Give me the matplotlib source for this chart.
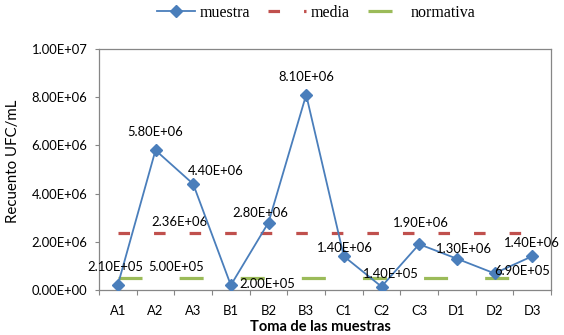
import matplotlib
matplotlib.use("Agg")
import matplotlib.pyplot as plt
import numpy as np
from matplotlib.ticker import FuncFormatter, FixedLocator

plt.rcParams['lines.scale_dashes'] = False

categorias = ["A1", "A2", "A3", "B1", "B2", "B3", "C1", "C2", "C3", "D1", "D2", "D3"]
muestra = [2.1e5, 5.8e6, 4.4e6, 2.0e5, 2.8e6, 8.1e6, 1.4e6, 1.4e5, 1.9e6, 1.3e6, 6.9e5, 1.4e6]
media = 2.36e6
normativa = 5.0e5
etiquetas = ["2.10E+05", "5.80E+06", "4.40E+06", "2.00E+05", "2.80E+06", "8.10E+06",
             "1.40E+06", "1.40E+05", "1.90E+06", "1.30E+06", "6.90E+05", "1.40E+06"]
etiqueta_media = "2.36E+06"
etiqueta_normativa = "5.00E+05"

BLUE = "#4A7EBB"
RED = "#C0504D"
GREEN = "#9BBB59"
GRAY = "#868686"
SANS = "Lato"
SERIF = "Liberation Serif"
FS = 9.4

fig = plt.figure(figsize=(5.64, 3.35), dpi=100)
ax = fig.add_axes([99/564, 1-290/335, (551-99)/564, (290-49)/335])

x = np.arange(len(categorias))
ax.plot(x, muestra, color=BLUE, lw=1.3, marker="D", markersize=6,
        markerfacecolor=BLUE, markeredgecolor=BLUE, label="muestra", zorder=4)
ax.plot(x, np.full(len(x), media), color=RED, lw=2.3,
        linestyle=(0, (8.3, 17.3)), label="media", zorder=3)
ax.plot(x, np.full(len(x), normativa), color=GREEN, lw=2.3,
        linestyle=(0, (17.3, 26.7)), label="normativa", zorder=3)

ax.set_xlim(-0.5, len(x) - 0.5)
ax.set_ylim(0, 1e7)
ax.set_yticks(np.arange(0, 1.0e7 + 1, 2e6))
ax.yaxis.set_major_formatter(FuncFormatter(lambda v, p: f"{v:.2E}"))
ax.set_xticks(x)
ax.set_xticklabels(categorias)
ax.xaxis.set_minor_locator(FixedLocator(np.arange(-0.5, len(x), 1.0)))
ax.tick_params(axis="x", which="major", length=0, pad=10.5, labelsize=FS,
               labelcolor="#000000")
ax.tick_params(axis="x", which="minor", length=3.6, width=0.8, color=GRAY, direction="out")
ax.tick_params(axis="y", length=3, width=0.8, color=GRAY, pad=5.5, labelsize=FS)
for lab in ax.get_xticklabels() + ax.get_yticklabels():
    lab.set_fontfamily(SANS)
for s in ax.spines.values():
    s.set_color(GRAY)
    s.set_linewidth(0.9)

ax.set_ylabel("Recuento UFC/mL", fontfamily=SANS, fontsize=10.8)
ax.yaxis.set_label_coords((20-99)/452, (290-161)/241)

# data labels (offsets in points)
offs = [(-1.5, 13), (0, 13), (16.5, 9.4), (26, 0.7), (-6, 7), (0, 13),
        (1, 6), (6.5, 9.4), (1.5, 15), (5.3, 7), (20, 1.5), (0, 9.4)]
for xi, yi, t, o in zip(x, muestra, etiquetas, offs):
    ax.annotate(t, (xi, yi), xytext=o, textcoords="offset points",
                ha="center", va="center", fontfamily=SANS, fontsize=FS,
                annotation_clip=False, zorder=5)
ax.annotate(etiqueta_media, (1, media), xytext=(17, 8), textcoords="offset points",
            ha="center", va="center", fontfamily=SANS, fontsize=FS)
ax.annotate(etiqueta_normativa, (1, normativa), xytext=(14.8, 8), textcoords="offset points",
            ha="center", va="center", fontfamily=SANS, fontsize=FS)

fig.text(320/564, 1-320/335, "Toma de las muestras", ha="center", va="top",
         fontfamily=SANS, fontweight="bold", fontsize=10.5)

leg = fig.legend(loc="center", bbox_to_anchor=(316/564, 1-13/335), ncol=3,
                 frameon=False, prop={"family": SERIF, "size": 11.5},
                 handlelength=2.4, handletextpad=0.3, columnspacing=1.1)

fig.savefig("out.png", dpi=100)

· · · · · · ·

• **SHORT PROBLEM**
Your answer should be a single number: how many lines of the material contain the word "matplotlib".

• **ANSWER TO THE EXERCISE**
5